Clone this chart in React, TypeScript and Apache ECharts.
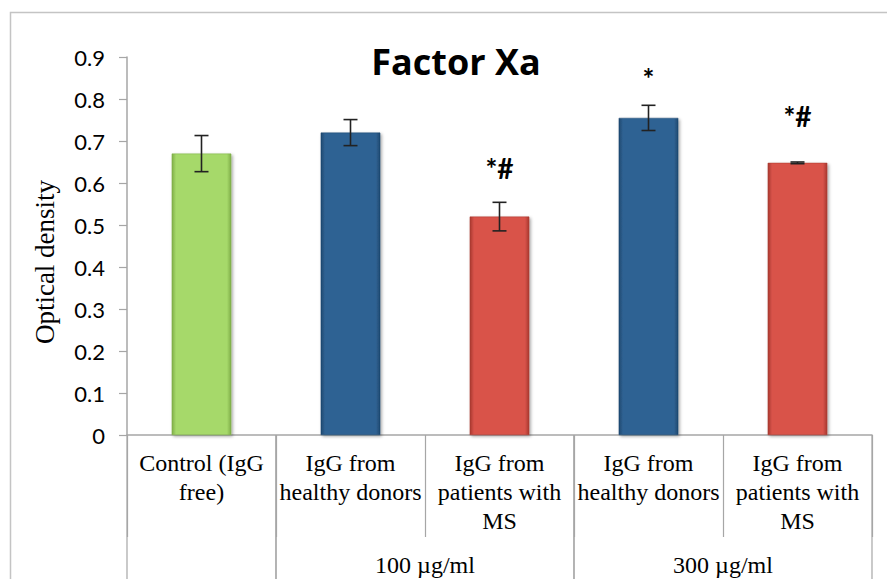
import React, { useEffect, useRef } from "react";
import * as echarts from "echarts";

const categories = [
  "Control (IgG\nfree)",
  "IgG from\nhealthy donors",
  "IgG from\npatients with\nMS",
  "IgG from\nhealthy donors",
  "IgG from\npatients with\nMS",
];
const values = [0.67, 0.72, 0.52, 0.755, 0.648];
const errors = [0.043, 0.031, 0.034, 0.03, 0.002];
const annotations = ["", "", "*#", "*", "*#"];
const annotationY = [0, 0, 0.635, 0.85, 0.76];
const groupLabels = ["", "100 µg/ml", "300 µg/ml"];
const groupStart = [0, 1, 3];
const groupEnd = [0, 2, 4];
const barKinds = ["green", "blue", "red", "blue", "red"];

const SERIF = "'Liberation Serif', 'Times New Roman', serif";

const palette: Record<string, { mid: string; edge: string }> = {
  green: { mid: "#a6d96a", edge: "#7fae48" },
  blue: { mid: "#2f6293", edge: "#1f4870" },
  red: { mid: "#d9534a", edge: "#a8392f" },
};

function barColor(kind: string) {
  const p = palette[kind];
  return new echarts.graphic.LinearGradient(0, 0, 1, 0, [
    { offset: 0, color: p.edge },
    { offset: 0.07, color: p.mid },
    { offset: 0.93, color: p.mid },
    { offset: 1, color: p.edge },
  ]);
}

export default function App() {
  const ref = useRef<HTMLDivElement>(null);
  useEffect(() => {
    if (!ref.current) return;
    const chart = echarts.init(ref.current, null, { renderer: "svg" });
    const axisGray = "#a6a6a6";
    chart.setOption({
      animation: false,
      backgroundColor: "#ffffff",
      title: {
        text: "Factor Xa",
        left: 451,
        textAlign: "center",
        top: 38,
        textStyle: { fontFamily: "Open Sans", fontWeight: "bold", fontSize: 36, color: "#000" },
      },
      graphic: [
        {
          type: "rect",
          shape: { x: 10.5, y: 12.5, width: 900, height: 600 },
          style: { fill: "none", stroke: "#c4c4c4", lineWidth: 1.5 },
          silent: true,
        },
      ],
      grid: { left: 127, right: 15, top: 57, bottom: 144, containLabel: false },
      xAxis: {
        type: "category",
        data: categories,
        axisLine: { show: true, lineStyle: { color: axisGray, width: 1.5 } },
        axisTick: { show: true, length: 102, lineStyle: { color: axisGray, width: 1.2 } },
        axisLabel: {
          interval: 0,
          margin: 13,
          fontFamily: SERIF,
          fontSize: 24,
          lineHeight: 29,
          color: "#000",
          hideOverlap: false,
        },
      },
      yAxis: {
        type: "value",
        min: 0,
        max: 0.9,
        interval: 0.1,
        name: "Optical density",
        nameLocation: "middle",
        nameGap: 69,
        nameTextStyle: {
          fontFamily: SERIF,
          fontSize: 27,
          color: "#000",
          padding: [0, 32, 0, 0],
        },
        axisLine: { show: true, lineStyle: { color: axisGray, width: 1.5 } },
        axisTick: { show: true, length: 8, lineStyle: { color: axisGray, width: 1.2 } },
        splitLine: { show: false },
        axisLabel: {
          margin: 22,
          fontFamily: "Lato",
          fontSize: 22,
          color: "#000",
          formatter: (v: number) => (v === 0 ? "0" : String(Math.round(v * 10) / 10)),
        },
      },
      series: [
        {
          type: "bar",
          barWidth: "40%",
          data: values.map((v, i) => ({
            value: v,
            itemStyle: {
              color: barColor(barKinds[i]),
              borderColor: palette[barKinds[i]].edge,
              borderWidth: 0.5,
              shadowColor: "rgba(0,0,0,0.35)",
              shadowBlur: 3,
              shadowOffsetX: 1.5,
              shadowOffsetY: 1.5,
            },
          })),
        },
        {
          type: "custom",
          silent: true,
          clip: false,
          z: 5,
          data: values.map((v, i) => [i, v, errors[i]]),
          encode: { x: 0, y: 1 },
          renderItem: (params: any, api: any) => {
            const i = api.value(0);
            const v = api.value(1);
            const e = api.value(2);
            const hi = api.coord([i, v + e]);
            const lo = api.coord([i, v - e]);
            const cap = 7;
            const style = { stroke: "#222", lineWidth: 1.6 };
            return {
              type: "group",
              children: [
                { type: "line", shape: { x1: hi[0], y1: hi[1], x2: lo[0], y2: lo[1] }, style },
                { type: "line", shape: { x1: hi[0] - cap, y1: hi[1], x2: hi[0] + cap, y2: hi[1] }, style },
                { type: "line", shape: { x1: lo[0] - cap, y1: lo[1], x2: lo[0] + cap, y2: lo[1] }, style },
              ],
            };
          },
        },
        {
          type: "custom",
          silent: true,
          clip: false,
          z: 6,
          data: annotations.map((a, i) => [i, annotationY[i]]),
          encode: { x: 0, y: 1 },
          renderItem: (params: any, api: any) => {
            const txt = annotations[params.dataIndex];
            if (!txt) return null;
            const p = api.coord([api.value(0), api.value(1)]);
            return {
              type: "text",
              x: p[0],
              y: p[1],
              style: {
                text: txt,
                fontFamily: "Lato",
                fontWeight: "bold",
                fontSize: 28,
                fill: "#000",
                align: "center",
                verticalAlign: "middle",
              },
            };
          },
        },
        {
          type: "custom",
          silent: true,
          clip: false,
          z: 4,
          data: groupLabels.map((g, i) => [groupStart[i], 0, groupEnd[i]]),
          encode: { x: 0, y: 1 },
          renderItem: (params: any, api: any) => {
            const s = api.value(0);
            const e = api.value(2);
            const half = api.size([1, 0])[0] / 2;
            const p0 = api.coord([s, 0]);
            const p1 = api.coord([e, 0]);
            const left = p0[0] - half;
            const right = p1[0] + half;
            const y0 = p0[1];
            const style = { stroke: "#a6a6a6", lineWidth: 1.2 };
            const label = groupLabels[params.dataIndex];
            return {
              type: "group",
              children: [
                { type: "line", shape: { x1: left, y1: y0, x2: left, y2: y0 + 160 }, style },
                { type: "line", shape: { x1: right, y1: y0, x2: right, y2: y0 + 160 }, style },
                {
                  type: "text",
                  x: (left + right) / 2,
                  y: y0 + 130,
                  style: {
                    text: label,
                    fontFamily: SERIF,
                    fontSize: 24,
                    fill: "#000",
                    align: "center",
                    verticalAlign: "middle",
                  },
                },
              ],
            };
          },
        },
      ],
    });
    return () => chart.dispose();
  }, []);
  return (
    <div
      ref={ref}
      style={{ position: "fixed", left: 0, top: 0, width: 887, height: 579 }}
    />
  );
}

**Stated problem**
Copy the material above in full and exactly, skipping pictures.

**Task solution**
Clone this chart in React, TypeScript and Apache ECharts.
import React, { useEffect, useRef } from "react";
import * as echarts from "echarts";

const categories = [
  "Control (IgG\nfree)",
  "IgG from\nhealthy donors",
  "IgG from\npatients with\nMS",
  "IgG from\nhealthy donors",
  "IgG from\npatients with\nMS",
];
const values = [0.67, 0.72, 0.52, 0.755, 0.648];
const errors = [0.043, 0.031, 0.034, 0.03, 0.002];
const annotations = ["", "", "*#", "*", "*#"];
const annotationY = [0, 0, 0.635, 0.85, 0.76];
const groupLabels = ["", "100 µg/ml", "300 µg/ml"];
const groupStart = [0, 1, 3];
const groupEnd = [0, 2, 4];
const barKinds = ["green", "blue", "red", "blue", "red"];

const SERIF = "'Liberation Serif', 'Times New Roman', serif";

const palette: Record<string, { mid: string; edge: string }> = {
  green: { mid: "#a6d96a", edge: "#7fae48" },
  blue: { mid: "#2f6293", edge: "#1f4870" },
  red: { mid: "#d9534a", edge: "#a8392f" },
};

function barColor(kind: string) {
  const p = palette[kind];
  return new echarts.graphic.LinearGradient(0, 0, 1, 0, [
    { offset: 0, color: p.edge },
    { offset: 0.07, color: p.mid },
    { offset: 0.93, color: p.mid },
    { offset: 1, color: p.edge },
  ]);
}

export default function App() {
  const ref = useRef<HTMLDivElement>(null);
  useEffect(() => {
    if (!ref.current) return;
    const chart = echarts.init(ref.current, null, { renderer: "svg" });
    const axisGray = "#a6a6a6";
    chart.setOption({
      animation: false,
      backgroundColor: "#ffffff",
      title: {
        text: "Factor Xa",
        left: 451,
        textAlign: "center",
        top: 38,
        textStyle: { fontFamily: "Open Sans", fontWeight: "bold", fontSize: 36, color: "#000" },
      },
      graphic: [
        {
          type: "rect",
          shape: { x: 10.5, y: 12.5, width: 900, height: 600 },
          style: { fill: "none", stroke: "#c4c4c4", lineWidth: 1.5 },
          silent: true,
        },
      ],
      grid: { left: 127, right: 15, top: 57, bottom: 144, containLabel: false },
      xAxis: {
        type: "category",
        data: categories,
        axisLine: { show: true, lineStyle: { color: axisGray, width: 1.5 } },
        axisTick: { show: true, length: 102, lineStyle: { color: axisGray, width: 1.2 } },
        axisLabel: {
          interval: 0,
          margin: 13,
          fontFamily: SERIF,
          fontSize: 24,
          lineHeight: 29,
          color: "#000",
          hideOverlap: false,
        },
      },
      yAxis: {
        type: "value",
        min: 0,
        max: 0.9,
        interval: 0.1,
        name: "Optical density",
        nameLocation: "middle",
        nameGap: 69,
        nameTextStyle: {
          fontFamily: SERIF,
          fontSize: 27,
          color: "#000",
          padding: [0, 32, 0, 0],
        },
        axisLine: { show: true, lineStyle: { color: axisGray, width: 1.5 } },
        axisTick: { show: true, length: 8, lineStyle: { color: axisGray, width: 1.2 } },
        splitLine: { show: false },
        axisLabel: {
          margin: 22,
          fontFamily: "Lato",
          fontSize: 22,
          color: "#000",
          formatter: (v: number) => (v === 0 ? "0" : String(Math.round(v * 10) / 10)),
        },
      },
      series: [
        {
          type: "bar",
          barWidth: "40%",
          data: values.map((v, i) => ({
            value: v,
            itemStyle: {
              color: barColor(barKinds[i]),
              borderColor: palette[barKinds[i]].edge,
              borderWidth: 0.5,
              shadowColor: "rgba(0,0,0,0.35)",
              shadowBlur: 3,
              shadowOffsetX: 1.5,
              shadowOffsetY: 1.5,
            },
          })),
        },
        {
          type: "custom",
          silent: true,
          clip: false,
          z: 5,
          data: values.map((v, i) => [i, v, errors[i]]),
          encode: { x: 0, y: 1 },
          renderItem: (params: any, api: any) => {
            const i = api.value(0);
            const v = api.value(1);
            const e = api.value(2);
            const hi = api.coord([i, v + e]);
            const lo = api.coord([i, v - e]);
            const cap = 7;
            const style = { stroke: "#222", lineWidth: 1.6 };
            return {
              type: "group",
              children: [
                { type: "line", shape: { x1: hi[0], y1: hi[1], x2: lo[0], y2: lo[1] }, style },
                { type: "line", shape: { x1: hi[0] - cap, y1: hi[1], x2: hi[0] + cap, y2: hi[1] }, style },
                { type: "line", shape: { x1: lo[0] - cap, y1: lo[1], x2: lo[0] + cap, y2: lo[1] }, style },
              ],
            };
          },
        },
        {
          type: "custom",
          silent: true,
          clip: false,
          z: 6,
          data: annotations.map((a, i) => [i, annotationY[i]]),
          encode: { x: 0, y: 1 },
          renderItem: (params: any, api: any) => {
            const txt = annotations[params.dataIndex];
            if (!txt) return null;
            const p = api.coord([api.value(0), api.value(1)]);
            return {
              type: "text",
              x: p[0],
              y: p[1],
              style: {
                text: txt,
                fontFamily: "Lato",
                fontWeight: "bold",
                fontSize: 28,
                fill: "#000",
                align: "center",
                verticalAlign: "middle",
              },
            };
          },
        },
        {
          type: "custom",
          silent: true,
          clip: false,
          z: 4,
          data: groupLabels.map((g, i) => [groupStart[i], 0, groupEnd[i]]),
          encode: { x: 0, y: 1 },
          renderItem: (params: any, api: any) => {
            const s = api.value(0);
            const e = api.value(2);
            const half = api.size([1, 0])[0] / 2;
            const p0 = api.coord([s, 0]);
            const p1 = api.coord([e, 0]);
            const left = p0[0] - half;
            const right = p1[0] + half;
            const y0 = p0[1];
            const style = { stroke: "#a6a6a6", lineWidth: 1.2 };
            const label = groupLabels[params.dataIndex];
            return {
              type: "group",
              children: [
                { type: "line", shape: { x1: left, y1: y0, x2: left, y2: y0 + 160 }, style },
                { type: "line", shape: { x1: right, y1: y0, x2: right, y2: y0 + 160 }, style },
                {
                  type: "text",
                  x: (left + right) / 2,
                  y: y0 + 130,
                  style: {
                    text: label,
                    fontFamily: SERIF,
                    fontSize: 24,
                    fill: "#000",
                    align: "center",
                    verticalAlign: "middle",
                  },
                },
              ],
            };
          },
        },
      ],
    });
    return () => chart.dispose();
  }, []);
  return (
    <div
      ref={ref}
      style={{ position: "fixed", left: 0, top: 0, width: 887, height: 579 }}
    />
  );
}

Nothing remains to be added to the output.